▶ _RAW DATA_
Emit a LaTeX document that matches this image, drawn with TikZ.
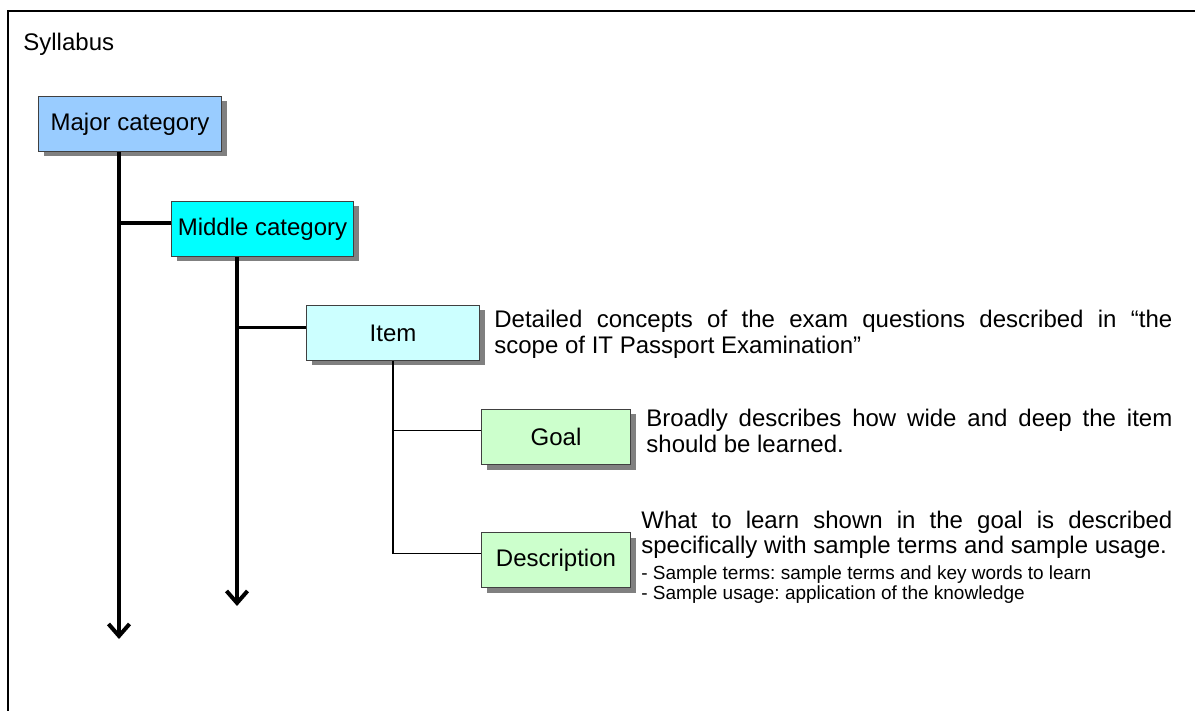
\documentclass[tikz,border=0pt]{standalone}
\usepackage{fontspec}
\setmainfont{Liberation Sans}
\usetikzlibrary{arrows.meta, positioning, shadows}
\usepackage{xcolor}

\definecolor{majorblue}{HTML}{99CCFF}
\definecolor{middlecyan}{HTML}{00FFFF}
\definecolor{itemcyan}{HTML}{CCFFFF}
\definecolor{goalgreen}{HTML}{CCFFCC}
\definecolor{boxshadow}{HTML}{808080}

\frenchspacing

\begin{document}
\begin{tikzpicture}[x = 0.5pt, y = -0.5pt, >={Straight Barb[length=6pt, width=10.5pt]}, font = \fontsize{12}{13}\selectfont]
	\tikzstyle{box} = [rectangle, draw=black!75, line width=0.5pt, anchor=north west, minimum height=27.5pt, inner sep=0pt, drop shadow={shadow xshift=2.5pt, shadow yshift=-2.5pt, fill=boxshadow, opacity=1}]
	\tikzstyle{note} = [anchor=base west, inner sep=0pt, align=justify]
	\tikzstyle{trunk} = [line width=2pt]
	\tikzstyle{twig} = [line width=0.8pt]

	\clip (0, 0) rectangle (1195, 711);
	\draw[line width=1pt] (8, 11) rectangle (1240, 760);

	\node[anchor=base west, inner sep=0pt]	at (23, 51)		(syllabus)	{Syllabus};

	\node[box, fill=majorblue, minimum width=91.5pt]	at (38, 96)		(major)		{Major category};
	\node[box, fill=middlecyan, minimum width=91pt]		at (171, 201)	(middle)	{Middle category};
	\node[box, fill=itemcyan, minimum width=86.5pt]		at (306, 305)	(item)		{Item};
	\node[box, fill=goalgreen, minimum width=74.5pt]	at (481, 409)	(goal)		{Goal};
	\node[box, fill=goalgreen, minimum width=74.5pt]	at (481, 532)	(descr)		{Description};

	\node[note, text width=339pt]	at (494, 328)	(itemnote)	{Detailed concepts of the exam questions described in “the\linebreak scope of IT Passport Examination”};
	\node[note, text width=263pt]	at (646, 427)	(goalnote)	{Broadly describes how wide and deep the item\linebreak should be learned.};
	\node[note, text width=265.5pt]	at (641, 528)	(descrnote)	{What to learn shown in the goal is described\linebreak specifically with sample terms and sample usage.\par
		{\fontsize{9.5}{10.5}\selectfont\vspace{2pt}- Sample terms: sample terms and key words to learn\par
		- Sample usage: application of the knowledge\par}};

	% ends of the two long arrows
	\coordinate (majorend)	at (119, 639);
	\coordinate (middleend)	at (237, 606);

	\draw[trunk, ->] (majorend |- major.south) -- (majorend);
	\draw[trunk] ([yshift=3pt]middle.west) -- ([yshift=3pt]middle.west -| majorend);
	\draw[trunk, ->] (middleend |- middle.south) -- (middleend);
	\draw[line width=1.3pt] ([yshift=2.75pt]item.west) -- ([yshift=2.75pt]item.west -| middleend);
	\draw[twig] (item.south) |- ([yshift=3.25pt]descr.west);
	\draw[twig] ([yshift=3.25pt]goal.west) -- ([yshift=3.25pt]goal.west -| item.south);
\end{tikzpicture}
\end{document}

▶ _TO BE DONE_
Working from the material above, transcribe it exactly while omitting pictures.

▶ _THE RESULT_
Emit a LaTeX document that matches this image, drawn with TikZ.
\documentclass[tikz,border=0pt]{standalone}
\usepackage{fontspec}
\setmainfont{Liberation Sans}
\usetikzlibrary{arrows.meta, positioning, shadows}
\usepackage{xcolor}

\definecolor{majorblue}{HTML}{99CCFF}
\definecolor{middlecyan}{HTML}{00FFFF}
\definecolor{itemcyan}{HTML}{CCFFFF}
\definecolor{goalgreen}{HTML}{CCFFCC}
\definecolor{boxshadow}{HTML}{808080}

\frenchspacing

\begin{document}
\begin{tikzpicture}[x = 0.5pt, y = -0.5pt, >={Straight Barb[length=6pt, width=10.5pt]}, font = \fontsize{12}{13}\selectfont]
	\tikzstyle{box} = [rectangle, draw=black!75, line width=0.5pt, anchor=north west, minimum height=27.5pt, inner sep=0pt, drop shadow={shadow xshift=2.5pt, shadow yshift=-2.5pt, fill=boxshadow, opacity=1}]
	\tikzstyle{note} = [anchor=base west, inner sep=0pt, align=justify]
	\tikzstyle{trunk} = [line width=2pt]
	\tikzstyle{twig} = [line width=0.8pt]

	\clip (0, 0) rectangle (1195, 711);
	\draw[line width=1pt] (8, 11) rectangle (1240, 760);

	\node[anchor=base west, inner sep=0pt]	at (23, 51)		(syllabus)	{Syllabus};

	\node[box, fill=majorblue, minimum width=91.5pt]	at (38, 96)		(major)		{Major category};
	\node[box, fill=middlecyan, minimum width=91pt]		at (171, 201)	(middle)	{Middle category};
	\node[box, fill=itemcyan, minimum width=86.5pt]		at (306, 305)	(item)		{Item};
	\node[box, fill=goalgreen, minimum width=74.5pt]	at (481, 409)	(goal)		{Goal};
	\node[box, fill=goalgreen, minimum width=74.5pt]	at (481, 532)	(descr)		{Description};

	\node[note, text width=339pt]	at (494, 328)	(itemnote)	{Detailed concepts of the exam questions described in “the\linebreak scope of IT Passport Examination”};
	\node[note, text width=263pt]	at (646, 427)	(goalnote)	{Broadly describes how wide and deep the item\linebreak should be learned.};
	\node[note, text width=265.5pt]	at (641, 528)	(descrnote)	{What to learn shown in the goal is described\linebreak specifically with sample terms and sample usage.\par
		{\fontsize{9.5}{10.5}\selectfont\vspace{2pt}- Sample terms: sample terms and key words to learn\par
		- Sample usage: application of the knowledge\par}};

	% ends of the two long arrows
	\coordinate (majorend)	at (119, 639);
	\coordinate (middleend)	at (237, 606);

	\draw[trunk, ->] (majorend |- major.south) -- (majorend);
	\draw[trunk] ([yshift=3pt]middle.west) -- ([yshift=3pt]middle.west -| majorend);
	\draw[trunk, ->] (middleend |- middle.south) -- (middleend);
	\draw[line width=1.3pt] ([yshift=2.75pt]item.west) -- ([yshift=2.75pt]item.west -| middleend);
	\draw[twig] (item.south) |- ([yshift=3.25pt]descr.west);
	\draw[twig] ([yshift=3.25pt]goal.west) -- ([yshift=3.25pt]goal.west -| item.south);
\end{tikzpicture}
\end{document}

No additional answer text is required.